Now, say this person worked in marketing for three years, sprinkled with a little business development here and there, and then after half a decade or so of corporate work decided to change course and pursue a career in Pilates. I will then think to myself, ‘hmm, this must be the right way. I should probably get some more business experience to beef up my resume and learn more of the ins and outs of running a business before I even entertain the idea of starting my own.’ I’m sure you can see the red flags here. Why on God’s green earth would someone else taking a longer, winding path to get where I want to go mean that I must also take that route? All experience is good experience—especially if it offers an opportunity to learn more about running a business in this scenario—but ultimately, this person’s path is incomparable to my own, and it’s silly to even think that I should alter mine just so I can do it the same way as someone else. Not to mention that this is a stranger on the Internet and likely someone I have never met who probably lives in Australia. (You know your LinkedIn stalking is out of hand when you’re trying to follow the career path of someone who lives on an entirely different continent.)
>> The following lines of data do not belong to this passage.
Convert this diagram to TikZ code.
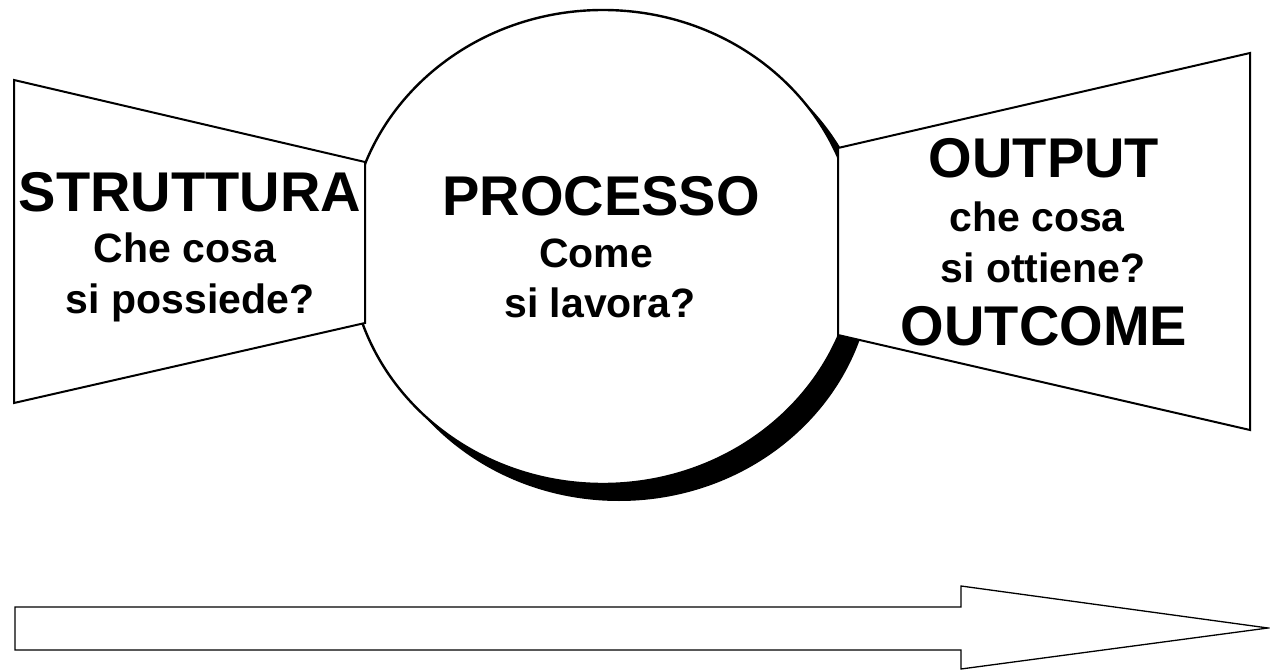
\documentclass[tikz,border=0pt]{standalone}
\usepackage{fontspec}
\setmainfont{Liberation Sans}
\begin{document}
\begin{tikzpicture}[x=1pt,y=-1pt,
  bigtext/.style={font=\fontsize{56}{56}\selectfont\bfseries, anchor=base, inner sep=0pt},
  smalltext/.style={font=\fontsize{41}{41}\selectfont\bfseries, anchor=base, inner sep=0pt},
  trap/.style={draw=black, fill=white, line width=2pt, line join=miter},
  arrowshape/.style={draw=black, fill=white, line width=1.3pt, line join=miter}]
\useasboundingbox (0,0) rectangle (1270,671);
% process circle with shadow
\path[fill=black] (619,264) ellipse [x radius=254, y radius=237];
\path[draw=black, fill=white, line width=2.4pt] (603,247) ellipse [x radius=254, y radius=237];
% input / output trapezoids
\path[trap] (14,80) coordinate (s1) -- (365,162) coordinate (s2) -- (365,323) coordinate (s3) -- (14,403) coordinate (s4) -- cycle;
\path[trap] (838,148) coordinate (o1) -- (1250,53) coordinate (o2) -- (1250,430) coordinate (o3) -- (838,335) coordinate (o4) -- cycle;
% texts
\node[bigtext] (str) at (190,212) {STRUTTURA};
\node[smalltext] (str1) at (185,263) {Che cosa};
\node[smalltext] (str2) at (190,313) {si possiede?};
\node[bigtext] (proc) at (601,216) {PROCESSO};
\node[smalltext] (proc1) at (596,268) {Come};
\node[smalltext] (proc2) at (600,318) {si lavora?};
\node[bigtext] (out) at (1044,178) {OUTPUT};
\node[smalltext] (out1) at (1037,232) {che cosa};
\node[smalltext] (out2) at (1043,283) {si ottiene?};
\node[bigtext] (outc) at (1044,345) {OUTCOME};
% big arrow
\path[arrowshape] (15,607) coordinate (a1) -- (961,607) -- (961,586) -- (1268,628) coordinate (tip) -- (961,669) -- (961,650) -- (15,650) -- cycle;
\end{tikzpicture}
\end{document}
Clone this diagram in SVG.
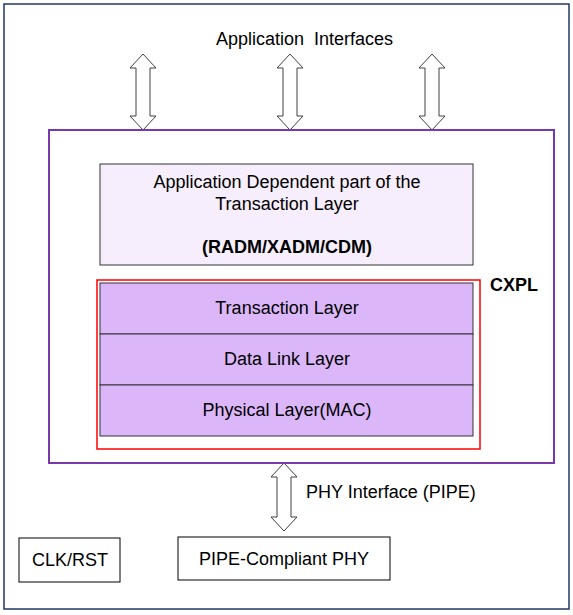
<svg xmlns="http://www.w3.org/2000/svg" width="573" height="615" viewBox="0 0 573 615">
<style>
text{font-family:"Liberation Sans",Arial,sans-serif;font-size:18px;fill:#000;text-anchor:middle}
.b{font-weight:bold}
.s{text-anchor:start}
.arr{fill:#fff;stroke:#404040;stroke-width:1}
.box{fill:#fff;stroke:#000;stroke-width:1}
.layer{fill:#dbb7fa;stroke:#333;stroke-width:1}
</style>
<defs>
<path id="dbl" d="M0,-38 L13,-24 L7,-24 L7,24 L13,24 L0,38 L-13,24 L-7,24 L-7,-24 L-13,-24 Z"/>
</defs>
<rect x="4" y="4" width="565" height="605" fill="#fff" stroke="#1f3864" stroke-width="1.5"/>
<text x="216" y="45" class="s" xml:space="preserve">Application  Interfaces</text>
<g id="connectors">
<use href="#dbl" class="arr" transform="translate(143,92)"/>
<use href="#dbl" class="arr" transform="translate(290,92)"/>
<use href="#dbl" class="arr" transform="translate(432,92)"/>
<path class="arr" d="M284,463 L297,477 L291,477 L291,517 L297,517 L284,531 L271,517 L277,517 L277,477 L271,477 Z"/>
</g>
<g id="cxpl">
<rect x="49" y="130" width="505" height="333" fill="#fff" stroke="#7a38ac" stroke-width="2"/>
<text x="490" y="291" class="b s">CXPL</text>
</g>
<g id="app-dependent">
<rect x="100" y="164" width="373" height="101" fill="#f6eefc" stroke="#333" stroke-width="1"/>
<text x="287" y="188">Application Dependent part of the</text>
<text x="287" y="210">Transaction Layer</text>
<text x="287" y="253" class="b">(RADM/XADM/CDM)</text>
</g>
<g id="core">
<rect x="97" y="280" width="383" height="169" fill="none" stroke="#ff0000" stroke-width="1.5"/>
</g>
<g id="transaction-layer">
<rect x="100" y="283" width="373" height="51" class="layer"/>
<text x="287" y="314">Transaction Layer</text>
</g>
<g id="data-link-layer">
<rect x="100" y="334" width="373" height="51" class="layer"/>
<text x="287" y="365">Data Link Layer</text>
</g>
<g id="physical-layer">
<rect x="100" y="385" width="373" height="51" class="layer"/>
<text x="287" y="416">Physical Layer(MAC)</text>
</g>
<text x="306" y="498" class="s">PHY Interface (PIPE)</text>
<g id="clk-rst">
<rect x="19" y="538" width="101" height="44" class="box"/>
<text x="70" y="566">CLK/RST</text>
</g>
<g id="pipe-phy">
<rect x="178" y="537" width="212" height="43" class="box"/>
<text x="284" y="565">PIPE-Compliant PHY</text>
</g>
</svg>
After some serious reflecting and journaling, I came to realize that comparing my previous life experience to someone else’s is useless because there is no one way to do life. All this time I thought I was doing life wrong, when in reality, I’ve been doing it right. I’ve been doing it so right. I’ve been exploring, discovering, learning. Sure, I live with my parents and feel lost half the time, but being lost doesn’t mean I’m doing it wrong. Being lost means I have so many ideas, so many interests, so many different directions I am being pulled in. While that can be incredibly overwhelming and scary, it’s also exhilarating and liberating. How free am I that right here, right now, in the midst of my terrible twenties, as I like to call them, I have endless opportunities?! I am experiencing life in my own way, on my own path, just like everyone else. No two paths can ever, ever be exactly the same. No two people, even with the same goals and aspirations and interests, will ever take an identical route to get to a common destination.
When I stop to think about it, my path has been so beautiful and so unique to me and who I am. I have travelled in Europe with friends, I have travelled in Australia on my own, I have lived and learned on Canada’s most beautiful island (not biased) for nearly four years, I got an education that I value now more than ever, I have worked all kinds of different jobs in restaurants and offices and everything in between, and I have slowly begun to discover the things I love and the things I thought I would love but didn’t. I have made more progress than I give myself credit for. I have had experiences that other people would kill to have. I have done all of this and I am just scraping the surface of what I can and will do in my life. I am just twenty-five. Who says you have to have it all figured out by twenty-five? Who says you can’t live at home and be broke and finding your way at twenty-five? Well, me. I do. I’ve been saying that for years! But I take it back. If I’m wrong about one thing, it’s that. Twenty-five seems like an excellent age to be right where I am. Twenty-five seems like a perfect time to be putting together the pieces of who I am and who I thought I was and who I want to be. I know damn well that I’ll get where I’m going, and it’s going to be beautiful. But right now is beautiful, too. And every experience I go through is leading me to bigger and better things.
So while it’s perfectly well and good to be curious about the career path of someone who inspires you, there’s no need to compare their timeline to your own. Nothing good will come of that. I’m proud of all that I’ve done and all that I’m doing. It hasn’t been easy, but it has led me to where I am now, which is one step closer to knowing what I want and how I’m going to get it. I don’t have it all figured out, and maybe I never will, but I do know this much: If I keep putting one foot in front of the other, keep taking it one day at a time, it will all turn out magically. It will all turn out even better than I ever could have imagined. This I know for sure. (I also know for sure that I will continue to stalk people on LinkedIn to the point of being banned from stalking any further, but it’s all in the name of research and self-development. I do promise to stop comparing myself to these people, though. Or, at the very least, I’ll try really hard not to. Thank you for your concern in this matter.)
I encourage anyone reading this to reflect on all the amazing things you have done in your life. Each of us has had such a unique experience in this human existence, and we should celebrate all that we've done and all that we're doing instead of comparing ourselves to others or feeling like we haven't done enough. I promise if you take the time to think about your beautiful life, you will find so many reasons to be proud of who you are and where you are. You will be thankful for every little thing that led you here. You will find that you have most certainly done enough. And even still, there's so much more to come.